Tuesday, June 3, 2014
Time, transitions and tasks
I just realized I addressed a very similar topic in a previous post called "The Simple Life." Forgive the repetition. Obviously this is something on my mind a lot these days!
The other night I started reading a journal I kept during the junior and senior year that our sons were in high school. It's been a very enlightening walk down memory lane, and coincides perfectly with the upcoming anniversary of my husband and I moving to this area and our sons going to college.
Children leaving home is one of those events that you know is going to change your life, much the same as giving birth does. And just like giving birth, what follows is a period of readjustment -- of schedules, lifestyles, and interests -- and one's general happiness depends on how well we transition.
It took a few years for me to make the transition, but I think it's safe to say now that I have successfully transitioned now and am no longer mourning the loss of my role as a hands-on Mom to a family, and no longer wondering what comes next. What comes next has been happening for some time now. In fact, I've noticed that my social calendar is more booked with work, dinner parties and events than it has been in probably 20 years.
But within that change, or any change we go through in life, for homesteaders the question can become one of integration. For much as I learned how to integrate my homesteading activities with the kids' schedules when they were in school, I have now had to learn how to integrate them as a working, mostly-empty-nester.
For me, it means I've had to learn to say "no" again. Frequently. Last Wednesday, for example, Big Ag and I were invited to a dinner party. the same day, a family friend wanted to come up for a visit. A group I'm active in scheduled a board meeting that night. And a couple we like to socialize with came into town and wanted me to go wine tasting with them during the afternoon.
I said no to all of those lovely happenings except the dinner party, because there is only one of me and only so much time in a day. And more than just having things that I also needed to do here, there were things I wanted to do here...things that I consider part of the good work and the good life we live. And I wanted to be here doing those things more than I wanted to be doing any of the other things (although make no mistake, all of the aforementioned social activities would have been fun.)

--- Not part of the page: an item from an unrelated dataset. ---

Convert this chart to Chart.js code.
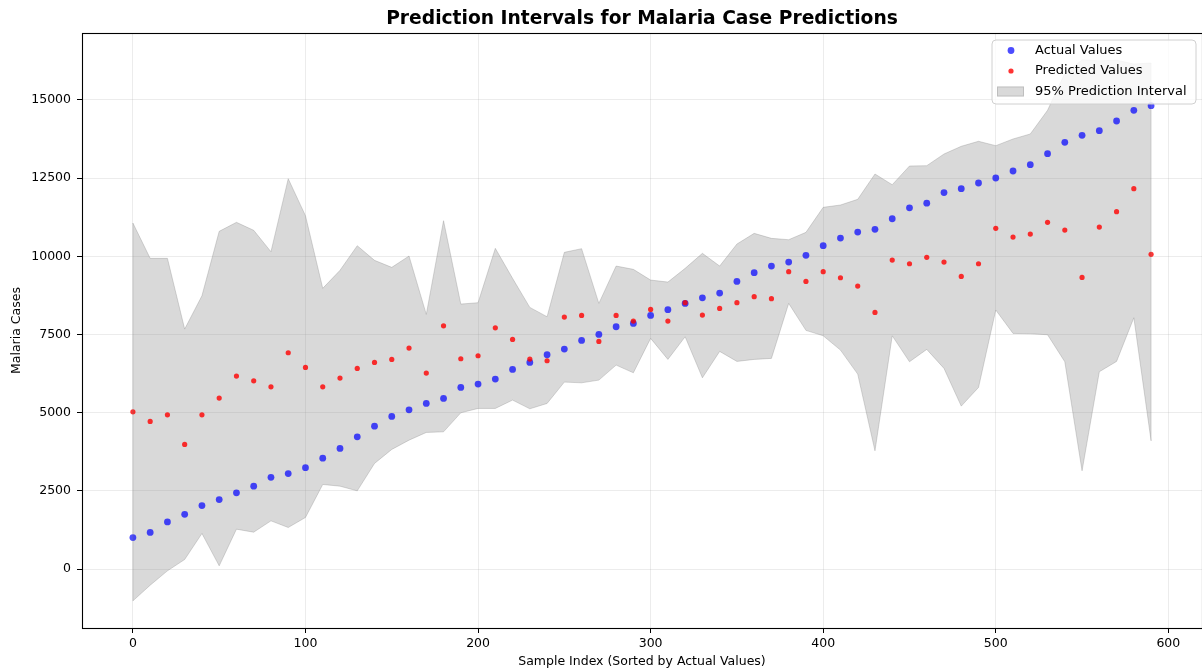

So, for me, the biggest lesson I've learned is that if I want to keep growing my own food and doing all the other homesteading activities I enjoy doing, I have to give it priority scheduling, which means turning down other things. Unless I want to be making soap at midnight, or canning at dawn...slogging through chores during times I'm sure to not enjoy doing them.
We choose our friends. We choose our work. And we also get to choose how we spend our time. But in choosing the homesteading lifestyle, sometimes we have to choose our own homemade soap over a day of wine tasting, or a morning spent watering and weeding over coffee in town with a friend.
These may not be easy decisions, but if you value what comes out of your kitchen or your garden, they are necessary. And they carry with them a peace, a mindfulness, and a tangible reward that is extremely satisfying.
Because saying "no" to one part of your life can often mean saying "yes" to another.